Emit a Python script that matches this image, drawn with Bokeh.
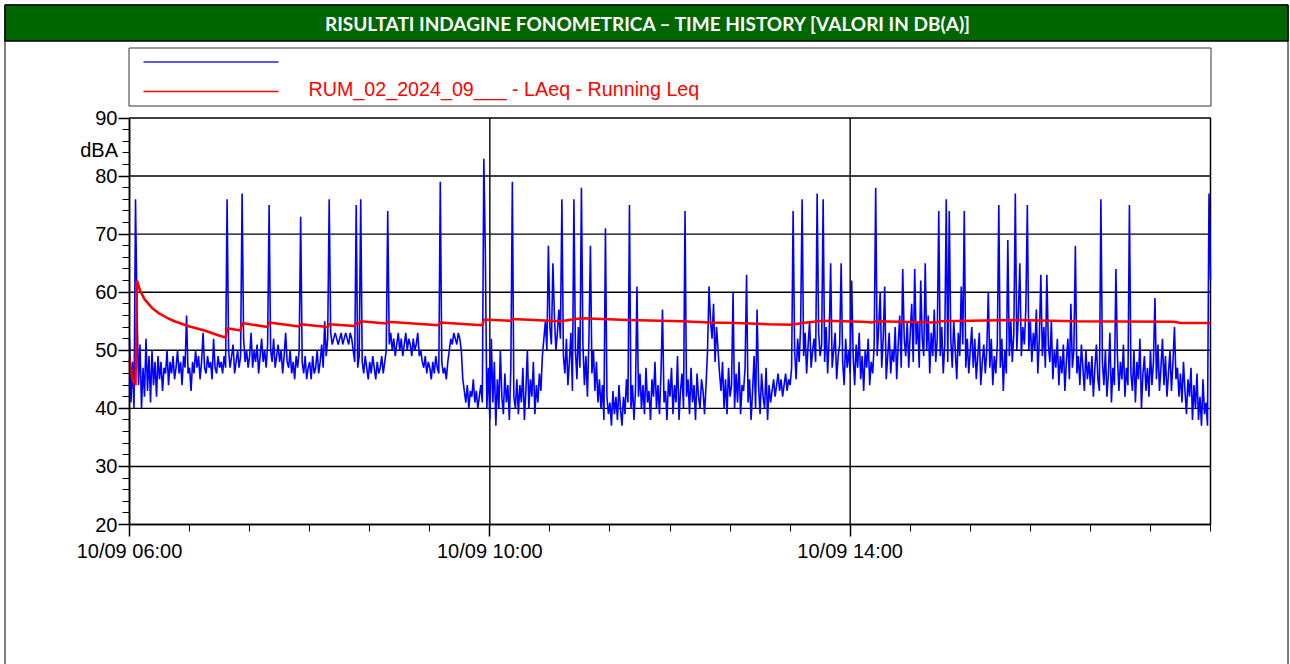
import pandas as pd
from bokeh.plotting import figure
from bokeh.models import (FixedTicker, DatetimeTickFormatter, Label, Range1d,
                          ColumnDataSource, LinearAxis, DatetimeAxis)
from bokeh.embed import file_html
from bokeh.resources import INLINE

# ---------------- data ----------------
START = "2024-09-10 06:00"
END = "2024-09-10 18:00"
major_tick_times = ["2024-09-10 06:00", "2024-09-10 10:00", "2024-09-10 14:00"]
minor_tick_step_minutes = 40
y_ticks = [20, 30, 40, 50, 60, 70, 80, 90]
y_minor_ticks = list(range(20, 91, 2))

title_text = "RISULTATI INDAGINE FONOMETRICA – TIME HISTORY [VALORI IN DB(A)]"
legend_label = "RUM_02_2024_09___ - LAeq - Running Leq"
unit_label = "dBA"

# LAeq, one value per minute from 06:00 (dB(A))
laeq_values = [
    52, 41, 48, 40, 76, 57, 44, 51, 40, 47, 42, 52, 43, 49, 41, 50, 44, 48, 42, 49,
    45, 48, 43, 47, 46, 50, 44, 48, 46, 49, 45, 47, 50, 46, 48, 44, 49, 47, 56, 46,
    47, 43, 48, 46, 50, 47, 49, 45, 48, 53, 47, 46, 49, 47, 48, 45, 52, 47, 46, 49,
    47, 48, 46, 49, 47, 76, 50, 47, 49, 51, 46, 48, 50, 47, 49, 77, 52, 48, 50, 47,
    49, 53, 47, 50, 48, 51, 46, 49, 52, 48, 50, 47, 51, 75, 50, 48, 52, 47, 49, 51,
    48, 50, 46, 49, 53, 48, 47, 50, 46, 48, 45, 49, 47, 50, 73, 48, 46, 49, 45, 47,
    48, 45, 49, 46, 47, 50, 46, 48, 51, 47, 55, 49, 52, 76, 53, 51, 52, 53, 52, 51,
    52, 53, 51, 52, 53, 52, 51, 53, 52, 50, 48, 75, 47, 49, 76, 48, 46, 49, 47, 45,
    48, 46, 49, 47, 45, 48, 46, 47, 49, 46, 48, 50, 74, 51, 53, 50, 52, 49, 51, 53,
    50, 52, 49, 51, 53, 50, 52, 51, 49, 52, 50, 51, 53, 49, 50, 48, 47, 49, 46, 48,
    47, 45, 48, 46, 49, 47, 46, 79, 48, 46, 47, 45, 48, 50, 52, 51, 53, 52, 51, 53,
    52, 50, 45, 43, 41, 44, 40, 43, 42, 45, 41, 43, 40, 42, 44, 41, 83, 67, 40, 47,
    38, 52, 41, 48, 37, 45, 40, 50, 42, 39, 46, 41, 44, 38, 47, 79, 42, 40, 45, 39,
    44, 41, 47, 38, 43, 50, 40, 45, 42, 48, 39, 44, 41, 46, 43, 49, 52, 55, 50, 68,
    54, 51, 65, 56, 50, 53, 57, 52, 76, 49, 46, 52, 44, 48, 53, 43, 76, 50, 45, 54,
    47, 78, 51, 44, 49, 42, 52, 68, 46, 50, 43, 48, 41, 45, 40, 44, 38, 71, 42, 39,
    41, 37, 43, 39, 42, 38, 44, 40, 37, 42, 39, 45, 41, 75, 40, 44, 38, 43, 61, 42,
    46, 40, 44, 39, 47, 41, 43, 38, 45, 42, 48, 40, 44, 39, 46, 57, 41, 43, 38, 45,
    42, 47, 39, 44, 41, 49, 38, 43, 46, 40, 74, 42, 45, 39, 47, 41, 44, 38, 46, 42,
    40, 45, 43, 39, 44, 50, 61, 55, 52, 58, 48, 54, 50, 46, 43, 48, 40, 45, 39, 47,
    42, 44, 60, 40, 46, 41, 48, 39, 44, 43, 47, 63, 41, 45, 38, 43, 49, 40, 57, 44,
    39, 46, 42, 40, 47, 38, 44, 41, 43, 45, 42, 44, 46, 43, 45, 42, 44, 46, 43, 45,
    44, 47, 74, 50, 45, 52, 48, 54, 76, 49, 53, 46, 51, 55, 47, 50, 52, 48, 77, 53,
    49, 51, 76, 48, 54, 46, 52, 65, 47, 50, 53, 45, 49, 51, 65, 48, 44, 52, 47, 50,
    46, 62, 49, 44, 51, 47, 53, 45, 49, 43, 50, 47, 52, 44, 48, 46, 51, 78, 49, 54,
    60, 47, 52, 61, 45, 49, 53, 46, 50, 48, 54, 45, 51, 56, 47, 64, 52, 49, 55, 47,
    53, 58, 48, 64, 51, 55, 47, 62, 52, 49, 65, 50, 56, 46, 53, 49, 57, 48, 52, 74,
    49, 54, 46, 51, 76, 48, 74, 52, 47, 55, 50, 45, 53, 49, 61, 51, 74, 47, 52, 46,
    50, 54, 47, 52, 45, 49, 53, 44, 48, 51, 46, 50, 60, 47, 52, 44, 49, 46, 51, 75,
    47, 52, 43, 50, 46, 69, 49, 55, 48, 53, 77, 50, 56, 65, 49, 54, 51, 57, 75, 50,
    55, 48, 53, 50, 57, 46, 52, 63, 49, 54, 47, 63, 51, 48, 55, 45, 50, 47, 52, 44,
    49, 46, 51, 43, 48, 52, 45, 58, 47, 50, 68, 46, 49, 44, 51, 47, 43, 50, 45, 48,
    44, 49, 42, 47, 51, 45, 43, 76, 48, 44, 50, 42, 46, 53, 41, 47, 44, 64, 49, 43,
    48, 45, 51, 42, 47, 44, 75, 46, 43, 50, 41, 48, 45, 52, 40, 46, 49, 43, 47, 42,
    50, 44, 48, 59, 45, 51, 43, 47, 52, 44, 49, 42, 46, 50, 43, 48, 54, 45, 47, 42,
    46, 41, 48, 43, 39, 45, 42, 47, 38, 44, 40, 46, 38, 42, 37, 45, 39, 41, 37, 77,
    62,
]

# Running Leq: minutes after 06:00 and values
running_leq_minutes = [0, 2, 4, 5, 7, 10, 15, 20, 25, 30,
                       40, 50, 60, 64, 65, 74, 75, 92, 93, 113,
                       114, 132, 133, 150, 151, 153, 154, 171, 172, 206,
                       207, 235, 236, 254, 255, 287, 301, 332, 368, 386,
                       404, 426, 441, 448, 462, 488, 495, 497, 538, 540,
                       590, 630, 696, 700, 720]
running_leq_values = [48.5, 45.0, 44.0, 62.0, 60.3, 58.8, 57.3, 56.3, 55.6, 55.0,
                      54.1, 53.4, 52.5, 52.2, 53.8, 53.4, 54.7, 54.0, 54.8, 54.1,
                      54.5, 54.0, 54.5, 54.2, 54.7, 54.6, 55.0, 54.6, 54.9, 54.3,
                      54.8, 54.3, 55.3, 55.1, 55.4, 55.0, 55.5, 55.2, 55.0, 54.8,
                      54.7, 54.5, 54.4, 54.7, 55.1, 54.9, 54.8, 55.0, 54.8, 55.0,
                      55.2, 55.0, 54.9, 54.7, 54.7]

# ---------------- layout (pixels of the page) ----------------
W, H = 1290, 664
PLOT_L, PLOT_R, PLOT_T, PLOT_B = 129, 1210, 117.5, 524
Y_MIN, Y_MAX = 20, 90

MS_MIN = 60000
t0 = pd.Timestamp(START).value // 10**6
t1 = pd.Timestamp(END).value // 10**6
K = (t1 - t0) / (PLOT_R - PLOT_L)          # ms per pixel
PY = (PLOT_B - PLOT_T) / (Y_MAX - Y_MIN)    # pixels per dB
x_start, x_end = t0 - PLOT_L * K, t0 + (W - PLOT_L) * K
y_end, y_start = Y_MAX + PLOT_T / PY, Y_MIN - (H - PLOT_B) / PY


def xd(px):
    return x_start + px * K


def yd(py):
    return y_end - py / PY


blue_src = ColumnDataSource(dict(
    t=[t0 + i * MS_MIN for i in range(len(laeq_values))], v=laeq_values))
red_src = ColumnDataSource(dict(
    t=[t0 + m * MS_MIN for m in running_leq_minutes], v=running_leq_values))

p = figure(width=W, height=H, x_range=Range1d(x_start, x_end),
           y_range=Range1d(y_start, y_end), x_axis_type=None, y_axis_type=None,
           output_backend="svg", toolbar_location=None, min_border=0)
p.title.visible = False
p.background_fill_color = "white"
p.border_fill_color = "white"
p.outline_line_color = None
p.xgrid.visible = False
p.ygrid.visible = False

# ---- page decorations: outer frame, title bar, legend ----
p.quad(left=[xd(4.5)], right=[xd(1287.5)], top=[yd(4.5)], bottom=[yd(H + 50)],
       fill_color=None, line_color="black", line_width=1)
p.quad(left=[xd(4.5)], right=[xd(1287.5)], top=[yd(4.5)], bottom=[yd(40.5)],
       fill_color="#006600", line_color="black", line_width=1.5)
p.add_layout(Label(x=xd(648), y=yd(23), text=title_text, text_align="center",
                   text_baseline="middle", text_color="white", text_font="Lato",
                   text_font_style="bold", text_font_size="19px"))

p.quad(left=[xd(128.5)], right=[xd(1210.5)], top=[yd(47.5)], bottom=[yd(105.5)],
       fill_color=None, line_color="#333333", line_width=1)
p.segment(x0=[xd(143)], y0=[yd(61.5)], x1=[xd(278)], y1=[yd(61.5)],
          line_color="#2020FF", line_width=1.3)
p.segment(x0=[xd(143)], y0=[yd(91)], x1=[xd(278)], y1=[yd(91)],
          line_color="#FF0000", line_width=1.5)
p.add_layout(Label(x=xd(308), y=yd(88), text=legend_label, text_align="left",
                   text_baseline="alphabetic", text_color="#FF0000",
                   text_font="Liberation Sans", text_font_size="19.7px"))
p.add_layout(Label(x=xd(117.5), y=yd(149), text=unit_label, text_align="right",
                   text_baseline="middle", text_color="black",
                   text_font="Liberation Sans", text_font_size="20px"))

# ---- plot area: grid lines and border ----
major_ms = [pd.Timestamp(s).value // 10**6 for s in major_tick_times]
minor_ms = list(range(t0, t1 + 1, minor_tick_step_minutes * MS_MIN))
hgrid = y_ticks[1:-1]
p.segment(x0=[t0] * len(hgrid), y0=hgrid, x1=[t1] * len(hgrid), y1=hgrid,
          line_color="black", line_width=1.4)
vgrid = major_ms[1:]
p.segment(x0=vgrid, y0=[Y_MIN] * len(vgrid), x1=vgrid, y1=[Y_MAX] * len(vgrid),
          line_color="black", line_width=1.4)
p.quad(left=[t0], right=[t1], bottom=[Y_MIN], top=[Y_MAX],
       fill_color=None, line_color="black", line_width=1.5)

# ---- series ----
p.line("t", "v", source=blue_src, line_color="#0000FF", line_width=1.6)
p.line("t", "v", source=red_src, line_color="#FF0000", line_width=2.5)

# ---- axes placed at the plot-area edges ----
fmt = "%d/%m %H:%M"
xa = DatetimeAxis(fixed_location=Y_MIN, bounds=(t0, t1),
                  ticker=FixedTicker(ticks=major_ms, minor_ticks=minor_ms),
                  formatter=DatetimeTickFormatter(
                      microseconds=fmt, milliseconds=fmt, seconds=fmt, minsec=fmt,
                      minutes=fmt, hourmin=fmt, hours=fmt, days=fmt, months=fmt,
                      years=fmt))
ya = LinearAxis(fixed_location=t0, bounds=(Y_MIN, Y_MAX),
                ticker=FixedTicker(ticks=y_ticks, minor_ticks=y_minor_ticks))
for ax in (xa, ya):
    ax.axis_line_color = "black"
    ax.axis_line_width = 1.5
    ax.major_tick_in = 0
    ax.minor_tick_in = 0
    ax.major_tick_line_color = "black"
    ax.minor_tick_line_color = "black"
    ax.major_tick_line_width = 1.5
    ax.minor_tick_line_width = 1
    ax.major_label_text_font = "Liberation Sans"
    ax.major_label_text_font_size = "20px"
    ax.major_label_text_color = "black"
xa.major_tick_out = 12
xa.minor_tick_out = 7
xa.major_label_standoff = 3
ya.major_tick_out = 11
ya.minor_tick_out = 7
ya.major_label_standoff = 1
p.add_layout(xa, "below")
p.add_layout(ya, "left")

open("out.html", "w").write(file_html(p, INLINE))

** Exercise instructions **
Take the lines from the start of the material to the line with "y_minor_ticks = list(range(20, 91, 2))", both included, and transcribe them exactly without the pictures.

** Right answer **
Emit a Python script that matches this image, drawn with Bokeh.
import pandas as pd
from bokeh.plotting import figure
from bokeh.models import (FixedTicker, DatetimeTickFormatter, Label, Range1d,
                          ColumnDataSource, LinearAxis, DatetimeAxis)
from bokeh.embed import file_html
from bokeh.resources import INLINE

# ---------------- data ----------------
START = "2024-09-10 06:00"
END = "2024-09-10 18:00"
major_tick_times = ["2024-09-10 06:00", "2024-09-10 10:00", "2024-09-10 14:00"]
minor_tick_step_minutes = 40
y_ticks = [20, 30, 40, 50, 60, 70, 80, 90]
y_minor_ticks = list(range(20, 91, 2))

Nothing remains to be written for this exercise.